From the September/October 2020 issue of Acoustic Guitar | By Eric Schoenberg
This beautiful, unique instrument is possibly the finest example of the early period of the American guitar. The 000-45 Deluxe and its sister guitar, the OM-45 Deluxe, symbolize a turning point from the early to the modern period. The early period was the age of 12-fret guitars, with wide necks, slotted pegheads, and long bodies with only 12 frets clear of the body. These guitars gave way to models with solid pegheads and narrower necks, instruments whose shoulders were shortened to allow 14 frets clear of the body.
The instrument shown here is a custom-ordered 000-45 made in 1930. It was called a 000-45 Special in Martin’s records and is the first known use of what would later be called the deluxe trim: a fancy inlaid pickguard, abalone snowflakes on the bridge, and gold-plated, engraved tuning machines with mother-of-pearl buttons.
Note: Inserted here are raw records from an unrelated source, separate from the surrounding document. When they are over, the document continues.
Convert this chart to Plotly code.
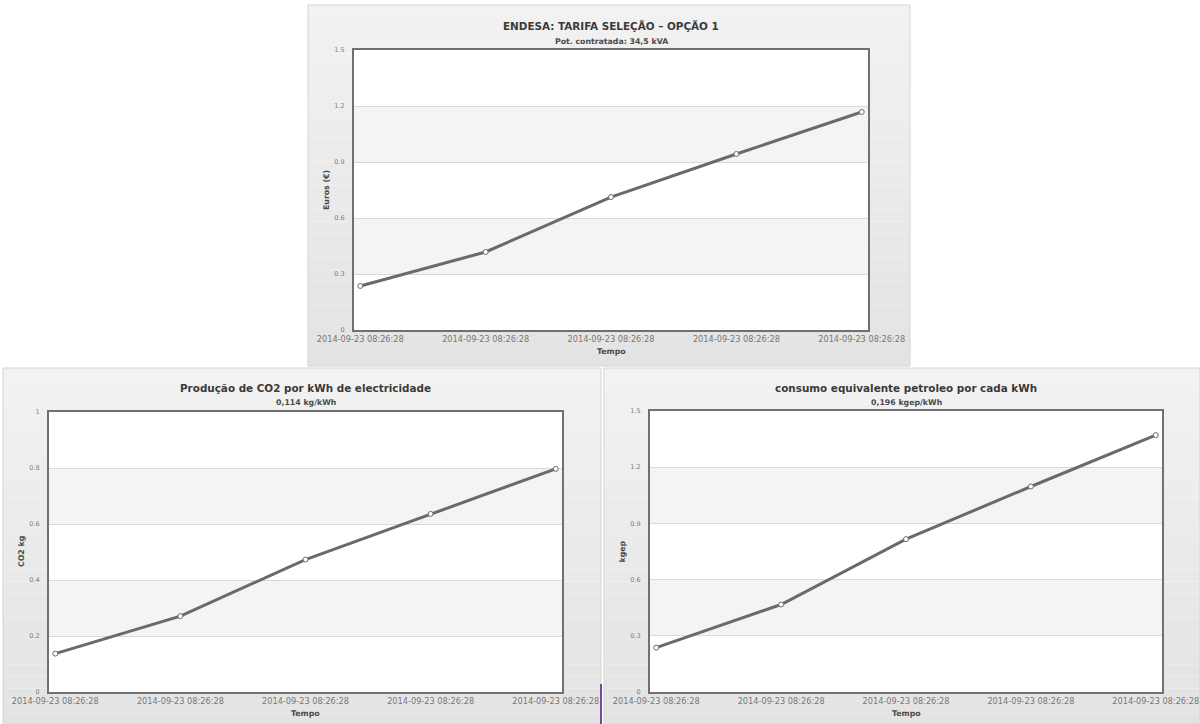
import plotly.graph_objects as go

W, H = 1200, 724

# Shared x categories (timestamps of the readings)
tempo_labels = [
    "2014-09-23 08:26:28",
    "2014-09-23 08:26:28",
    "2014-09-23 08:26:28",
    "2014-09-23 08:26:28",
    "2014-09-23 08:26:28",
]

# Series
euros = [0.236, 0.418, 0.712, 0.943, 1.168]
co2_kg = [0.137, 0.271, 0.473, 0.636, 0.797]
kgep = [0.237, 0.467, 0.816, 1.097, 1.371]

titles = [
    "ENDESA: TARIFA SELEÇÃO – OPÇÃO 1",
    "Produção de CO2 por kWh de electricidade",
    "consumo equivalente petroleo por cada kWh",
]
subtitles = ["Pot. contratada: 34,5 kVA", "0,114 kg/kWh", "0,196 kgep/kWh"]
y_titles = ["Euros (€)", "CO2 kg", "kgep"]
x_title = "Tempo"

y_ranges = [(0, 1.5, 0.3), (0, 1.0, 0.2), (0, 1.5, 0.3)]
series = [euros, co2_kg, kgep]

# Layout geometry in pixels: panel box, plot box
panels = [
    dict(panel=(308, 5, 910, 366), plot=(354, 50, 868, 330)),
    dict(panel=(3, 368, 601, 724), plot=(49, 412, 562, 692)),
    dict(panel=(604, 368, 1200, 724), plot=(650, 411, 1162, 692)),
]


def px(x):
    return x / W


def py(y):
    return 1 - y / H


FONT = "DejaVu Sans"
LINE = "#6a6a6a"

fig = go.Figure()
shapes = []
annotations = []


def blend(c1, c2, t):
    return "#%02x%02x%02x" % tuple(round(a + (b - a) * t) for a, b in zip(c1, c2))


n_idx = list(range(len(tempo_labels)))

for i, (p, vals) in enumerate(zip(panels, series)):
    x0, y0, x1, y1 = p["panel"]
    # vertical gradient panel background
    steps = 30
    for s in range(steps):
        ya = y0 + (y1 - y0) * s / steps
        yb = y0 + (y1 - y0) * (s + 1) / steps
        col = blend((242, 242, 242), (227, 227, 227), s / (steps - 1))
        shapes.append(dict(type="rect", xref="paper", yref="paper",
                           x0=px(x0), x1=px(x1), y0=py(ya), y1=py(yb),
                           fillcolor=col, line=dict(width=0), layer="below"))
    shapes.append(dict(type="rect", xref="paper", yref="paper",
                       x0=px(x0), x1=px(x1), y0=py(y0), y1=py(y1),
                       fillcolor="rgba(0,0,0,0)", line=dict(width=1, color="#d4d4d4"),
                       layer="below"))
    # white plot area
    lx0, ly0, lx1, ly1 = p["plot"]
    shapes.append(dict(type="rect", xref="paper", yref="paper",
                       x0=px(lx0), x1=px(lx1), y0=py(ly0), y1=py(ly1),
                       fillcolor="white", line=dict(width=0), layer="below"))

    suffix = "" if i == 0 else str(i + 1)
    xa = "x" + suffix
    ya_ = "y" + suffix
    lo, hi, step = y_ranges[i]

    # alternating bands
    k = 1
    v = lo + step
    while v < hi - 1e-9:
        if k % 2 == 1:
            shapes.append(dict(type="rect", xref=xa + " domain", yref=ya_,
                               x0=0, x1=1, y0=v, y1=min(v + step, hi),
                               fillcolor="#f4f4f4", line=dict(width=0), layer="below"))
        k += 1
        v += step

    fig.add_trace(go.Scatter(
        x=n_idx, y=vals, mode="lines+markers", xaxis=xa, yaxis=ya_,
        line=dict(color=LINE, width=3),
        marker=dict(size=5, color="white", line=dict(color=LINE, width=1)),
        showlegend=False, hoverinfo="skip",
    ))

    axis_x = dict(
        domain=[px(lx0), px(lx1)], range=[-0.05, 4.05], anchor=ya_,
        tickmode="array", tickvals=n_idx, ticktext=tempo_labels,
        tickfont=dict(family=FONT, size=8.2, color="#777777"),
        showgrid=False, zeroline=False, showline=True, mirror=True,
        linecolor="#707070", linewidth=2, ticks="", fixedrange=True,
        automargin=False,
    )
    axis_y = dict(
        domain=[py(ly1), py(ly0)], range=[lo, hi], anchor=xa,
        dtick=step, tick0=0,
        tickfont=dict(family=FONT, size=6.5, color="#808080"),
        ticklabelstandoff=6,
        showgrid=True, gridcolor="#d9d9d9", gridwidth=1, zeroline=False,
        showline=True, mirror=True, linecolor="#707070", linewidth=2,
        ticks="", fixedrange=True, automargin=False,
    )
    fig.update_layout({"xaxis" + suffix: axis_x, "yaxis" + suffix: axis_y})

    cx = (lx0 + lx1) / 2
    annotations += [
        dict(text="<b>%s</b>" % titles[i], x=px(cx), y=py(y0 + 21 if i == 0 else y0 + 20),
             xref="paper", yref="paper", showarrow=False, xanchor="center", yanchor="middle",
             font=dict(family=FONT, size=10.4, color="#3a3a3a")),
        dict(text="<b>%s</b>" % subtitles[i], x=px(cx), y=py(y0 + 36 if i == 0 else y0 + 34),
             xref="paper", yref="paper", showarrow=False, xanchor="center", yanchor="middle",
             font=dict(family=FONT, size=7.8, color="#4a4a4a")),
        dict(text="<b>%s</b>" % y_titles[i], x=px(lx0 - 28), y=py((ly0 + ly1) / 2),
             xref="paper", yref="paper", showarrow=False, textangle=-90,
             xanchor="center", yanchor="middle",
             font=dict(family=FONT, size=7.8, color="#4a4a4a")),
        dict(text="<b>%s</b>" % x_title, x=px(cx), y=py(ly1 + 21),
             xref="paper", yref="paper", showarrow=False, xanchor="center", yanchor="middle",
             font=dict(family=FONT, size=7.8, color="#4a4a4a")),
    ]

# thin purple cursor mark between the lower panels
shapes.append(dict(type="line", xref="paper", yref="paper",
                   x0=px(601), x1=px(601), y0=py(684), y1=py(724),
                   line=dict(color="#7a4a9a", width=2)))

fig.update_layout(
    width=W, height=H, margin=dict(l=0, r=0, t=0, b=0),
    paper_bgcolor="white", plot_bgcolor="rgba(0,0,0,0)",
    shapes=shapes, annotations=annotations,
)

fig.write_html("out.html", config={"displayModeBar": False})
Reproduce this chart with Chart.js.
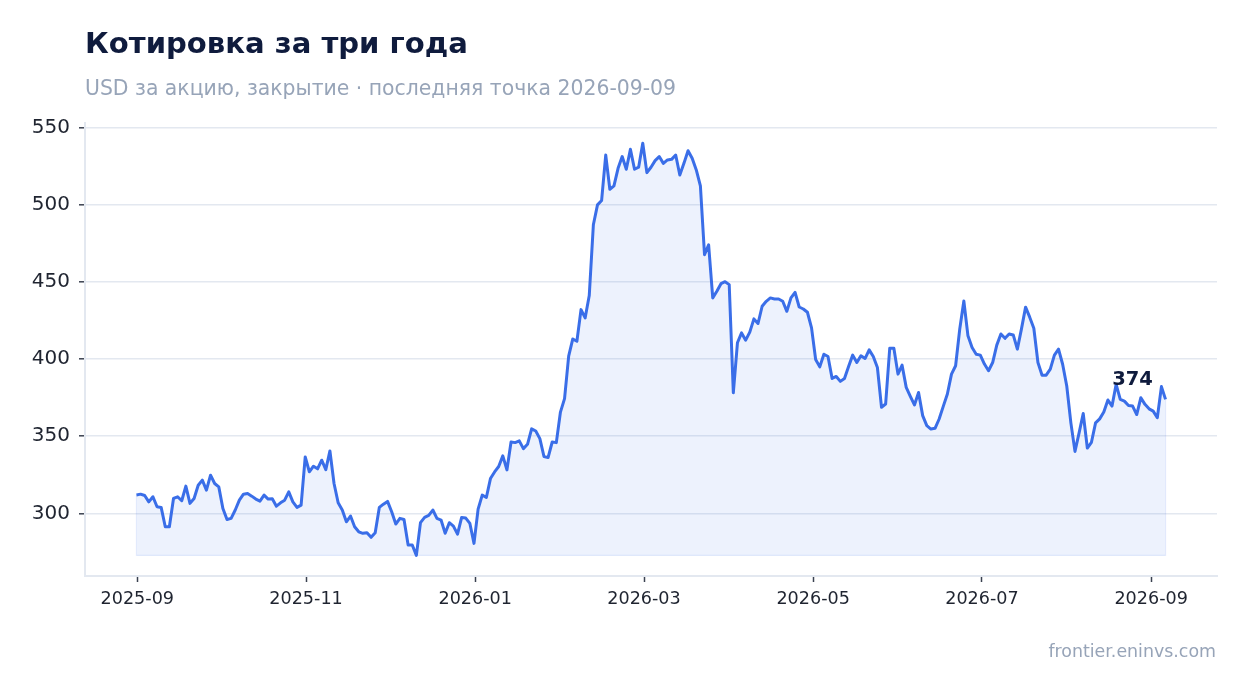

The most opulent model to show up in the Martin catalogue (as opposed to being custom-ordered) is the OM-45 Deluxe. Only 14 were recorded to have been made, all in 1930. When this 000-45 Special, a hitherto unknown guitar, showed up a year ago, it became clear from the serial number (which dated it as older than all of the other Deluxes) that it was the 15th Deluxe, the de facto prototype for the OM model. Note the slotted peghead with tuner buttons extending backwards. When Martin switched to the now standard solid peghead with buttons sticking out to the sides, it looked odd to the public. To resolve this problem, Martin initially used banjo tuners on the OM model, which proved to be impractical because of their low tuning ratio and their difficulty with the guitar’s thicker bass strings.
There is something magical about the sound of this instrument: deep, warm, fat, clear, bright, and full. The 12-fret Martins seem to be throatier than their 14-fret counterparts, and the OMs in particular display a remarkably clear, musical treble.